PROVIDED DATA:
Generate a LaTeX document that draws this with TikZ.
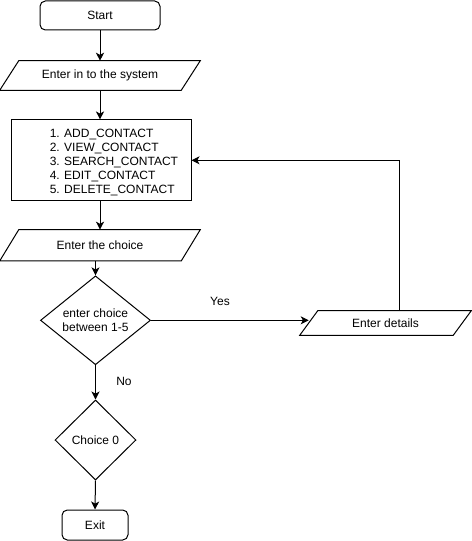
\documentclass[tikz,border=0pt]{standalone}
\usepackage{fontspec}
\setmainfont{Liberation Sans}
\usetikzlibrary{arrows.meta,shapes.geometric,calc}
\begin{document}
\begin{tikzpicture}[x=0.75pt,y=-0.75pt,
  line/.style={line width=0.75pt},
  arr/.style={line, -{Stealth[length=6pt,width=6pt,inset=1.6pt]}},
  txt/.style={font=\fontsize{9}{10.5}\selectfont, inner sep=0pt},
  term/.style={txt, draw, line, rounded corners=4pt},
  box/.style={txt, draw, line},
  para/.style={txt},
  dia/.style={txt, draw, line, diamond, align=center}
]
\useasboundingbox (0,0) rectangle (471,541);

% nodes
\node[term, minimum width=90pt, minimum height=21.75pt] (start) at (100,15.5) {Start};
\node[para, minimum width=150pt, minimum height=21.75pt] (enter1) at (100,75.5) {Enter in to the system};
\node[box, minimum width=135pt, minimum height=60.5pt] (menu) at (101,160.3) {};
\node[txt, anchor=west, align=left] (menutext) at ($(menu.west)+(39,2)$) {1. ADD\_CONTACT\\2. VIEW\_CONTACT\\3. SEARCH\_CONTACT\\4. EDIT\_CONTACT\\5. DELETE\_CONTACT};
\node[para, minimum width=150pt, minimum height=23pt] (choice1) at (100,245.3) {Enter the choice};
\node[dia, minimum width=82.5pt, minimum height=60pt] (dia1) at (95.5,320.3) {enter choice\\between 1-5};
\node[para, minimum width=128.25pt, minimum height=18pt] (details) at (385.5,323) {Enter details};
\node[dia, minimum width=60.75pt, minimum height=60pt] (dia2) at (95.5,440) {Choice 0};
\node[term, minimum width=49.5pt, minimum height=22.5pt] (exit) at (95,525) {Exit};

% parallelogram outlines
\draw[line] ($(enter1.north west)+(19,0)$) -- (enter1.north east) -- ($(enter1.south east)+(-19,0)$) -- (enter1.south west) -- cycle;
\draw[line] ($(choice1.north west)+(19,0)$) -- (choice1.north east) -- ($(choice1.south east)+(-19,0)$) -- (choice1.south west) -- cycle;
\draw[line] ($(details.north west)+(18,0)$) -- (details.north east) -- ($(details.south east)+(-18,0)$) -- (details.south west) -- cycle;

% connectors
\draw[arr] (start.south) -- (enter1.north);
\draw[arr] (enter1.south) -- (enter1.south |- menu.north);
\draw[arr] (menu.south -| enter1.south) -- (choice1.north);
\draw[arr] (dia1.north |- choice1.south) -- (dia1.north);
\draw[arr] (dia1.east) -- ($(dia1.east -| details.west)+(9,0)$);
\draw[arr] ($(details.north)+(14,0)$) |- (menu.east);
\draw[arr] (dia1.south) -- (dia2.north);
\draw[arr] (dia2.south) -- (exit.north);

% labels
\node[txt] (yes) at (220,301) {Yes};
\node[txt] (no) at (124,381) {No};
\end{tikzpicture}
\end{document}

SET PROBLEM: The lines from the start of the data through the line that contains "(details.south west) -- cycle;" are to be returned exactly, please, with both ends included and every picture left out.

RESPONSE:
Generate a LaTeX document that draws this with TikZ.
\documentclass[tikz,border=0pt]{standalone}
\usepackage{fontspec}
\setmainfont{Liberation Sans}
\usetikzlibrary{arrows.meta,shapes.geometric,calc}
\begin{document}
\begin{tikzpicture}[x=0.75pt,y=-0.75pt,
  line/.style={line width=0.75pt},
  arr/.style={line, -{Stealth[length=6pt,width=6pt,inset=1.6pt]}},
  txt/.style={font=\fontsize{9}{10.5}\selectfont, inner sep=0pt},
  term/.style={txt, draw, line, rounded corners=4pt},
  box/.style={txt, draw, line},
  para/.style={txt},
  dia/.style={txt, draw, line, diamond, align=center}
]
\useasboundingbox (0,0) rectangle (471,541);

% nodes
\node[term, minimum width=90pt, minimum height=21.75pt] (start) at (100,15.5) {Start};
\node[para, minimum width=150pt, minimum height=21.75pt] (enter1) at (100,75.5) {Enter in to the system};
\node[box, minimum width=135pt, minimum height=60.5pt] (menu) at (101,160.3) {};
\node[txt, anchor=west, align=left] (menutext) at ($(menu.west)+(39,2)$) {1. ADD\_CONTACT\\2. VIEW\_CONTACT\\3. SEARCH\_CONTACT\\4. EDIT\_CONTACT\\5. DELETE\_CONTACT};
\node[para, minimum width=150pt, minimum height=23pt] (choice1) at (100,245.3) {Enter the choice};
\node[dia, minimum width=82.5pt, minimum height=60pt] (dia1) at (95.5,320.3) {enter choice\\between 1-5};
\node[para, minimum width=128.25pt, minimum height=18pt] (details) at (385.5,323) {Enter details};
\node[dia, minimum width=60.75pt, minimum height=60pt] (dia2) at (95.5,440) {Choice 0};
\node[term, minimum width=49.5pt, minimum height=22.5pt] (exit) at (95,525) {Exit};

% parallelogram outlines
\draw[line] ($(enter1.north west)+(19,0)$) -- (enter1.north east) -- ($(enter1.south east)+(-19,0)$) -- (enter1.south west) -- cycle;
\draw[line] ($(choice1.north west)+(19,0)$) -- (choice1.north east) -- ($(choice1.south east)+(-19,0)$) -- (choice1.south west) -- cycle;
\draw[line] ($(details.north west)+(18,0)$) -- (details.north east) -- ($(details.south east)+(-18,0)$) -- (details.south west) -- cycle;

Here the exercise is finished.